Opinion
No. 76-1307.
January 31, 1978. Rehearing Denied March 21, 1978.
Appeal from the Circuit Court, Orange County, Maurice M. Paul, J.
Richard L. Jorandby, Public Defender, James K. Green and Craig S. Barnard, Asst. Public Defenders, and Frank B. Kessler, Chief, Appellate Division, West Palm Beach, for appellant.
Robert L. Shevin, Atty. Gen., Tallahassee, and Harry M. Hipler, Asst. Atty. Gen., West Palm Beach, for appellee.
The appellant, Lewis C. Gifford, was convicted of sexual battery and breaking and entering with the intent to commit a felony. He claims that the state improperly commented on his right to remain silent after his arrest and that the trial court erred in refusing to instruct the jury on the lesser included offense of trespass. We agree and reverse.
Gifford testified in his own defense that he was invited by the victim to her residence, where she engaged in voluntary sexual intercourse with him. It was also shown that he had given a similar statement to the police several days after he was arrested. On cross-examination the defendant was asked several times why he didn't give the police a statement to that effect when he was arrested. When this question was first asked, the trial court sustained a defense objection. Despite this the prosecution again elicited the fact that Gifford had made no statement when he was first arrested. Upon objection the prosecutor argued to the trial court:
So, that opens up my questions, Your Honor, about whether he made any statement when he was arrested, which he did not. He made it three days later after he was identified.
By his argument the prosecutor conceded that he knew the appellant had made no statement at the time of his arrest.

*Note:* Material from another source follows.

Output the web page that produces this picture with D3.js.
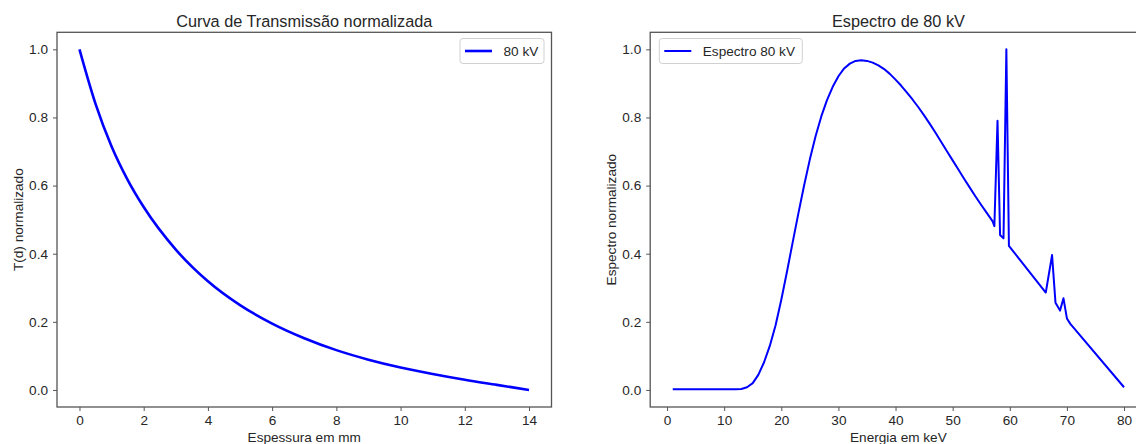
<!DOCTYPE html>
<meta charset="utf-8">
<html>
<head>
    <script src="https://cdn.jsdelivr.net/npm/d3@7"></script>
    <style>
        body { margin: 0; background: #fff; }
        text { font-family: "Liberation Sans", Arial, sans-serif; fill: #262626; }
    </style>
</head>
<body>
    <script>
    // transmission curve (left)
    var thicknessMm = [0, 0.5, 1, 1.5, 2, 3, 4, 5, 6, 7, 8, 9, 10, 11, 12, 13, 14];
    var transmission = [1.0, 0.84, 0.715, 0.617, 0.537, 0.412, 0.319, 0.249, 0.195, 0.152, 0.117, 0.089, 0.066, 0.047, 0.03, 0.015, 0.0];

    // 80 kV spectrum (right)
    var energyKeV = [1, 2, 3, 4, 5, 6, 7, 8, 9, 10, 11, 12, 13, 14, 15, 16, 17, 18, 19, 20,
        21, 22, 23, 24, 25, 26, 27, 28, 29, 30, 31, 32, 33, 34, 35, 36, 37, 38, 39, 40,
        41, 42, 43, 44, 45, 46, 47, 48, 49, 50, 51, 52, 53, 54, 55, 56, 57,
        57.3, 57.85, 58.3, 58.9, 59.4, 59.85, 66.3, 67.4, 68.0, 68.8, 69.4, 70.0, 70.6, 80];
    var spectrum = [0.002, 0.002, 0.002, 0.002, 0.002, 0.002, 0.002, 0.002, 0.002, 0.002, 0.002, 0.002, 0.003, 0.008, 0.02, 0.045, 0.082, 0.13, 0.19, 0.265,
        0.348, 0.434, 0.519, 0.601, 0.677, 0.745, 0.803, 0.851, 0.89, 0.921, 0.944, 0.958, 0.966, 0.968, 0.966, 0.961, 0.953, 0.942, 0.928, 0.911,
        0.893, 0.873, 0.852, 0.83, 0.806, 0.781, 0.755, 0.728, 0.701, 0.674, 0.647, 0.62, 0.594, 0.568, 0.543, 0.519, 0.495,
        0.481, 0.79, 0.455, 0.445, 1.0, 0.423, 0.286, 0.396, 0.256, 0.233, 0.269, 0.21, 0.194, 0.008];

    var xTicksLeft = [0, 2, 4, 6, 8, 10, 12, 14];
    var xTicksRight = [0, 10, 20, 30, 40, 50, 60, 70, 80];
    var yTicks = [0.0, 0.2, 0.4, 0.6, 0.8, 1.0];

    var svg = d3.select("body")
        .append("svg")
        .attr("width", 1136)
        .attr("height", 444);

    svg.append("rect").attr("width", 1136).attr("height", 444).attr("fill", "#fff");

    function panel(opt) {
        var xScale = d3.scaleLinear().domain(opt.xDomain).range([opt.left, opt.right]);
        var yScale = d3.scaleLinear().domain([-0.05, 1.05]).range([407, 32.3]);
        var g = svg.append("g");

        var xAxis = g.append("g")
            .attr("transform", "translate(0,407)")
            .call(d3.axisBottom(xScale).tickValues(opt.xTicks).tickSize(4).tickPadding(4).tickFormat(d3.format("d")));
        var yAxis = g.append("g")
            .attr("transform", "translate(" + opt.left + ",0)")
            .call(d3.axisLeft(yScale).tickValues(yTicks).tickSize(4).tickPadding(5).tickFormat(d3.format(".1f")));
        [xAxis, yAxis].forEach(function(a) {
            a.select(".domain").remove();
            a.selectAll("line").attr("stroke", "#555");
            a.selectAll("text").attr("font-size", "13.6px").attr("fill", "#262626");
        });

        // curve
        var line = d3.line()
            .x(function(d) { return xScale(d[0]); })
            .y(function(d) { return yScale(d[1]); })
            .curve(opt.curve);
        g.append("path")
            .datum(d3.zip(opt.xs, opt.ys))
            .attr("d", line)
            .attr("fill", "none")
            .attr("stroke", "#0000ff")
            .attr("stroke-width", opt.lw)
            .attr("stroke-linejoin", "round");

        // frame
        g.append("rect")
            .attr("x", opt.left).attr("y", 32.3)
            .attr("width", opt.right - opt.left).attr("height", 407 - 32.3)
            .attr("fill", "none").attr("stroke", "#555").attr("stroke-width", 1.3);

        // legend
        var lg = g.append("g");
        lg.append("rect")
            .attr("x", opt.legX).attr("y", 38.5).attr("rx", 3)
            .attr("width", opt.legW).attr("height", 25)
            .attr("fill", "#fff").attr("stroke", "#d0d0d0").attr("stroke-width", 1);
        lg.append("line")
            .attr("x1", opt.legX + 5).attr("x2", opt.legX + 32)
            .attr("y1", 51).attr("y2", 51)
            .attr("stroke", "#0000ff").attr("stroke-width", opt.lw);
        lg.append("text")
            .attr("x", opt.legX + 43.5).attr("y", 56)
            .attr("font-size", "13.6px")
            .text(opt.legend);

        // labels
        g.append("text")
            .attr("x", (opt.left + opt.right) / 2).attr("y", 27)
            .attr("text-anchor", "middle").attr("font-size", "16.3px")
            .text(opt.title);
        g.append("text")
            .attr("x", xScale(opt.xDomain[0] + (opt.xDomain[1] - opt.xDomain[0]) / 2)).attr("y", 441.5)
            .attr("text-anchor", "middle").attr("font-size", "13.6px")
            .text(opt.xLabel);
        g.append("text")
            .attr("transform", "translate(" + opt.yLabelX + "," + yScale(0.5) + ") rotate(-90)")
            .attr("text-anchor", "middle").attr("font-size", "13.6px")
            .text(opt.yLabel);
    }

    panel({
        left: 57, right: 551.5, xDomain: [-0.7, 14.7], xTicks: xTicksLeft,
        xs: thicknessMm, ys: transmission, curve: d3.curveMonotoneX, lw: 2.6,
        title: "Curva de Transmissão normalizada", xLabel: "Espessura em mm", yLabel: "T(d) normalizado",
        yLabelX: 22.5, legend: "80 kV", legX: 460, legW: 84
    });

    panel({
        left: 650.2, right: 1146.6, xDomain: [-2.95, 83.95], xTicks: xTicksRight,
        xs: energyKeV, ys: spectrum, curve: d3.curveLinear, lw: 2,
        title: "Espectro de 80 kV", xLabel: "Energia em keV", yLabel: "Espectro normalizado",
        yLabelX: 616, legend: "Espectro 80 kV", legX: 659.3, legW: 143
    });
    </script>
</body>
</html>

Notwithstanding this the prosecutor proceeded to elicit that fact from the appellant repeatedly. This constituted an improper comment on the appellant's right to remain silent. Doyle v. Ohio, 426 U.S. 610, 96 S.Ct. 2240, 49 L.Ed.2d 91 (1976); Smith v. State, 340 So.2d 930 (Fla. 4th DCA 1976). It makes no difference that the appellant was shown to have later given a statement. Williams v. State, 335 So.2d 854 (Fla. 4th DCA 1976). And the Florida Supreme Court has held that such error requires reversal without regard to the harmless error doctrine. Bennett v. State, 316 So.2d 41 (Fla. 1975).
We also agree that the appellant was entitled, pursuant to his request, to have the jury instructed on the offense of trespass, as a lesser included offense of breaking and entering. Dowis v. State, 326 So.2d 196 (Fla. 4th DCA 1976).

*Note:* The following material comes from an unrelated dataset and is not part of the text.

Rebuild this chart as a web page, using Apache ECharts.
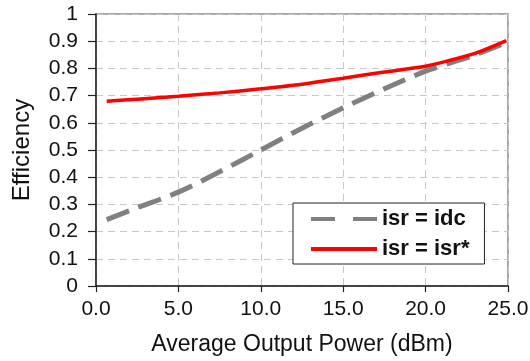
<!DOCTYPE html>
<html><head><meta charset="utf-8">
<script src="https://cdn.jsdelivr.net/npm/echarts@6/dist/echarts.min.js"></script>
<style>html,body{margin:0;padding:0;background:#fff}#c{width:530px;height:361px}</style>
</head><body><div id="c"></div>
<script>
const powerX = [0.65, 2.5, 5, 7.5, 10, 12.5, 15, 17.5, 20, 21.5, 23, 24.9];
const effIdc = [0.244, 0.288, 0.345, 0.42, 0.50, 0.58, 0.655, 0.725, 0.79, 0.82, 0.85, 0.895];
const effIsrStar = [0.679, 0.687, 0.698, 0.71, 0.725, 0.742, 0.764, 0.787, 0.808, 0.83, 0.855, 0.902];
const seriesNames = ['isr = idc', 'isr = isr*'];
const xTitle = 'Average Output Power (dBm)';
const yTitle = 'Efficiency';

const font = 'Liberation Sans, Arial, Helvetica, sans-serif';
const chart = echarts.init(document.getElementById('c'));
chart.setOption({
  animation: false,
  backgroundColor: '#fff',
  grid: {left: 96, right: 22, top: 14, bottom: 75, show: true, borderColor: '#8c8c8c', borderWidth: 1.5,
         containLabel: false, outerBoundsMode: 'none'},
  xAxis: {
    type: 'value', min: 0, max: 25, interval: 5,
    name: xTitle, nameLocation: 'middle', nameGap: 47,
    nameTextStyle: {fontFamily: font, fontSize: 23, color: '#111'},
    axisLine: {show: true, lineStyle: {color: '#222', width: 1.5}},
    axisTick: {show: true, length: 6, lineStyle: {color: '#222', width: 1.2}},
    axisLabel: {fontFamily: font, fontSize: 21, color: '#111', margin: 13, formatter: v => v.toFixed(1)},
    splitLine: {show: true, lineStyle: {color: '#c8c8c8', type: [7, 5], width: 1}}
  },
  yAxis: {
    type: 'value', min: 0, max: 1, interval: 0.1,
    name: yTitle, nameLocation: 'middle', nameGap: 62, nameRotate: 90,
    nameTextStyle: {fontFamily: font, fontSize: 24, color: '#111'},
    axisLine: {show: true, lineStyle: {color: '#222', width: 1.5}},
    axisTick: {show: true, length: 8, lineStyle: {color: '#222', width: 1.2}},
    axisLabel: {fontFamily: font, fontSize: 21, color: '#111', margin: 18, formatter: v => String(Math.round(v * 10) / 10)},
    splitLine: {show: true, lineStyle: {color: '#c8c8c8', type: [7, 5], width: 1}}
  },
  legend: {
    left: 293, top: 203, orient: 'vertical',
    padding: [5, 15, 4, 18],
    backgroundColor: '#fff', borderColor: '#222', borderWidth: 1,
    itemWidth: 66, itemHeight: 4, itemGap: 8,
    textStyle: {fontFamily: font, fontSize: 22, fontWeight: 'bold', color: '#111', lineHeight: 22},
    data: [
      {name: seriesNames[0], icon: 'path://M0,0h24v4h-24z M42,0h24v4h-24z', itemStyle: {color: '#808080'}},
      {name: seriesNames[1], icon: 'rect', itemStyle: {color: '#ff0000'}}
    ]
  },
  series: [
    {name: seriesNames[0], type: 'line', symbol: 'none', smooth: 0.3,
     data: powerX.map((x, i) => [x, effIdc[i]]),
     lineStyle: {color: '#808080', width: 5, type: [24, 10]}, itemStyle: {color: '#808080'}},
    {name: seriesNames[1], type: 'line', symbol: 'none', smooth: 0.3,
     data: powerX.map((x, i) => [x, effIsrStar[i]]),
     lineStyle: {color: '#ff0000', width: 3.5}, itemStyle: {color: '#ff0000'}}
  ]
});
</script></body></html>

The judgment of the trial court is hereby reversed with directions that a new trial be granted in accordance with this opinion.
SCHWARTZ, ALAN R., Associate Judge, concurs.

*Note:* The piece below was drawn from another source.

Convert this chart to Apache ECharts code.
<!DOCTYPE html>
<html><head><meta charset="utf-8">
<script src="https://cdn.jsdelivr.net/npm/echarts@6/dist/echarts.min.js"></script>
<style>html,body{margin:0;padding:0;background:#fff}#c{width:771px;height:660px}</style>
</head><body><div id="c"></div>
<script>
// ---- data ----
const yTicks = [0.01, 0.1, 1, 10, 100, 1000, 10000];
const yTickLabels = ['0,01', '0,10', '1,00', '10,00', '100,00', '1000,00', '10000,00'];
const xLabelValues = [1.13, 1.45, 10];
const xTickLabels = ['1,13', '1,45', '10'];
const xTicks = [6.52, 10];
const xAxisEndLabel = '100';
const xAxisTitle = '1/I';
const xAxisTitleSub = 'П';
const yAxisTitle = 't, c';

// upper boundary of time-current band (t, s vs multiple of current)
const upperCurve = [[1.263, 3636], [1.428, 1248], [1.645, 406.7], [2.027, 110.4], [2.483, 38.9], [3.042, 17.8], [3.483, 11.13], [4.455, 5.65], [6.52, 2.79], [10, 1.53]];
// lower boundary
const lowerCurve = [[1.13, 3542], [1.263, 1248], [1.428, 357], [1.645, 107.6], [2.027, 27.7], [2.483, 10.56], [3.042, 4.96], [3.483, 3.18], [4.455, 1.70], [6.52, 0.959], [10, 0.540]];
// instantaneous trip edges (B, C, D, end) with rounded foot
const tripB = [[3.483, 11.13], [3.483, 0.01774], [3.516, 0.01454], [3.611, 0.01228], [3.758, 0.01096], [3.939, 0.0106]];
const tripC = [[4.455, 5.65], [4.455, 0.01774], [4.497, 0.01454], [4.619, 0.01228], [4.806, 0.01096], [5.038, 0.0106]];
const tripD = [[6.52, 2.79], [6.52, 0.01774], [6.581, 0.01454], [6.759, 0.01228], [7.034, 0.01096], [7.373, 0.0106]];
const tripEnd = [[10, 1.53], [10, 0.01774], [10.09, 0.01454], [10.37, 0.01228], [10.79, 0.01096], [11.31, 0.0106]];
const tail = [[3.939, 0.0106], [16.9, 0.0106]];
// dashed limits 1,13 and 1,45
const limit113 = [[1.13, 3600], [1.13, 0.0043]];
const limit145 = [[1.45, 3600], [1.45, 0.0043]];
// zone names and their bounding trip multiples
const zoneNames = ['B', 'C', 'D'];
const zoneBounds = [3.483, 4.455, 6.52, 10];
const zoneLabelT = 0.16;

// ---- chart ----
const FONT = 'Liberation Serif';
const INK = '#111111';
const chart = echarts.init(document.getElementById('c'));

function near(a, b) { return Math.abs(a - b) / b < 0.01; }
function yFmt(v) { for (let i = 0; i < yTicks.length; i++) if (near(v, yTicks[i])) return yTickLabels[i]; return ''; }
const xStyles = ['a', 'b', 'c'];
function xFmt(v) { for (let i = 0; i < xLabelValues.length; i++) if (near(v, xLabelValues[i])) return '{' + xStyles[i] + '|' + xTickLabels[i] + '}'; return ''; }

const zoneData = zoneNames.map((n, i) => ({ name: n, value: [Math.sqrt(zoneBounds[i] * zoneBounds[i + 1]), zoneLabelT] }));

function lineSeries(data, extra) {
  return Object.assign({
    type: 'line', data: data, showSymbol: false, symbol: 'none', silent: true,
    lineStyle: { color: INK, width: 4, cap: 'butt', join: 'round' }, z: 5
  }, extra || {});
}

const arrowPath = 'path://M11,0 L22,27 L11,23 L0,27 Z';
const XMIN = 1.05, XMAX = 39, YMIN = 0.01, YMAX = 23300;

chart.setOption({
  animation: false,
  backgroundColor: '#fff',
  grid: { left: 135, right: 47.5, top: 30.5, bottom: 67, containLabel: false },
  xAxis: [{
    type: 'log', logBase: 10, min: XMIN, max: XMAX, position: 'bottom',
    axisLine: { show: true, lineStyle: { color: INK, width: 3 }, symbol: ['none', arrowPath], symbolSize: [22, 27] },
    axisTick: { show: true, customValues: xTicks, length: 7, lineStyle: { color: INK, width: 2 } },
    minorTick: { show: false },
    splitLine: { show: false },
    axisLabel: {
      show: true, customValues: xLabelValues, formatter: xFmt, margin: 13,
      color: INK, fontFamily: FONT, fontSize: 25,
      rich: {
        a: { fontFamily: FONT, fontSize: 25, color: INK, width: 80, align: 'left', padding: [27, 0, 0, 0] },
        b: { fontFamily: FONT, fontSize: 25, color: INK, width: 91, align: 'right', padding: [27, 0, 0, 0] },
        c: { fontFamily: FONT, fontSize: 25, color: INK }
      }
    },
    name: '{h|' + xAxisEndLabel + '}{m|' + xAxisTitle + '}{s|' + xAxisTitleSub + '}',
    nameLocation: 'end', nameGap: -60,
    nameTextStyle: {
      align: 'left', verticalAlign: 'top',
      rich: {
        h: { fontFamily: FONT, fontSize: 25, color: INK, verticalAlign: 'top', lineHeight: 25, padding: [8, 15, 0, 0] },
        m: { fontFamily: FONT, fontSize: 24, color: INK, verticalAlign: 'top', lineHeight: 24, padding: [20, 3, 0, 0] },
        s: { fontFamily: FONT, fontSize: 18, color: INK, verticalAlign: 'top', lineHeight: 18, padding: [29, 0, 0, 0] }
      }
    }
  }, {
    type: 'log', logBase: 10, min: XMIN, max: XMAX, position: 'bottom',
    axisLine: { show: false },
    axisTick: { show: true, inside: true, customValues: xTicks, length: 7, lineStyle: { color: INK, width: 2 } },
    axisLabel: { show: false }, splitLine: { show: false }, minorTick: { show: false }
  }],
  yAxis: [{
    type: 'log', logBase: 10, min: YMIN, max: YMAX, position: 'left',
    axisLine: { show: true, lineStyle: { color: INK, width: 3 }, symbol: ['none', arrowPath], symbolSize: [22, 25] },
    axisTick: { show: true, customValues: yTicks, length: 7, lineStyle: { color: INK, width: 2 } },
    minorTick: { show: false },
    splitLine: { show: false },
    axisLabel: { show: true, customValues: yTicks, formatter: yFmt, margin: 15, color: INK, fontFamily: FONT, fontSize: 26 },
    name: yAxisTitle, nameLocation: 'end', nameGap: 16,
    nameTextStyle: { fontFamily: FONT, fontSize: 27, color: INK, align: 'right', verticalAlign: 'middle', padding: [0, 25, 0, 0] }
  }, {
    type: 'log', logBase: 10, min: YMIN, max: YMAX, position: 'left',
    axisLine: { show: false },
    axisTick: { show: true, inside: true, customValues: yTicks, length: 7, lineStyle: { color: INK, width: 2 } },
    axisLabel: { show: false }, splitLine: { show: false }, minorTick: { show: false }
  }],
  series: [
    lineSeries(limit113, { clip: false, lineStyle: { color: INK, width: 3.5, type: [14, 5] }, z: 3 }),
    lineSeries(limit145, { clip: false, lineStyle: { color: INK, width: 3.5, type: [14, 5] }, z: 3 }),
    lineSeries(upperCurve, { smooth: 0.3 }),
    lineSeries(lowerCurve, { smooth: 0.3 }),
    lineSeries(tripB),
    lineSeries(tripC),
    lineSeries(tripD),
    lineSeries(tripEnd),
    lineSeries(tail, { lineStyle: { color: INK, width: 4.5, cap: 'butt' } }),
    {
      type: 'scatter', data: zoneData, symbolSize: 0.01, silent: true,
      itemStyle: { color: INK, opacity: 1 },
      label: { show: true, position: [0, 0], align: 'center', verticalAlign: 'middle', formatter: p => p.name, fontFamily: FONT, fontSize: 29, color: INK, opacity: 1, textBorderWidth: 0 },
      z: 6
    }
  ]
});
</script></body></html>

DOWNEY, J., concurs specially, with opinion.
In my judgment this is not a Doyle or Smith situation. In both of those cases the defendant, after being advised of his rights, remained silent at the time of his arrest and thereafter until trial. At trial the defendant in each of those cases had an exculpatory story. Then the prosecutor in each case tried to attack the believability of defendant's exculpatory story by eliciting the testimony that defendant had remained silent at the time of his arrest. In this case appellant remained silent at the time of his arrest after receiving advice as to his rights, but shortly thereafter he gave an inculpatory statement. At trial the inculpatory statement and the fact that appellant remained silent were revealed to the jury. I perceive a vast difference between commenting upon a defendant's silence at the time of arrest when he never admitted guilt and at trial seeks to exculpate himself and a comment on a defendant's silence at the time of arrest where he shortly thereafter admits his guilt. In the former situation the comment prejudices the defendant for exercising his constitutional right to remain silent — the prejudice is that it makes one suspect the defendant is guilty. In the latter situation, how can a defendant be prejudiced by the jury knowing he remained silent when in the next breath the jury is advised the defendant admitted his guilt.
In view of the foregoing, it seems to me that the facts of this case are akin to the facts in Williams v. State, 335 So.2d 854 (Fla. 4th DCA 1976) and Breniser v. State, 267 So.2d 23 (Fla. 4th DCA 1972). As I noted in Williams, I disagree that on these facts the Bennett, Bostic rule is applicable. However, the court in Breniser and Williams ruled otherwise. Accordingly, I reluctantly concur in the decision to reverse the judgment appealed from on that point.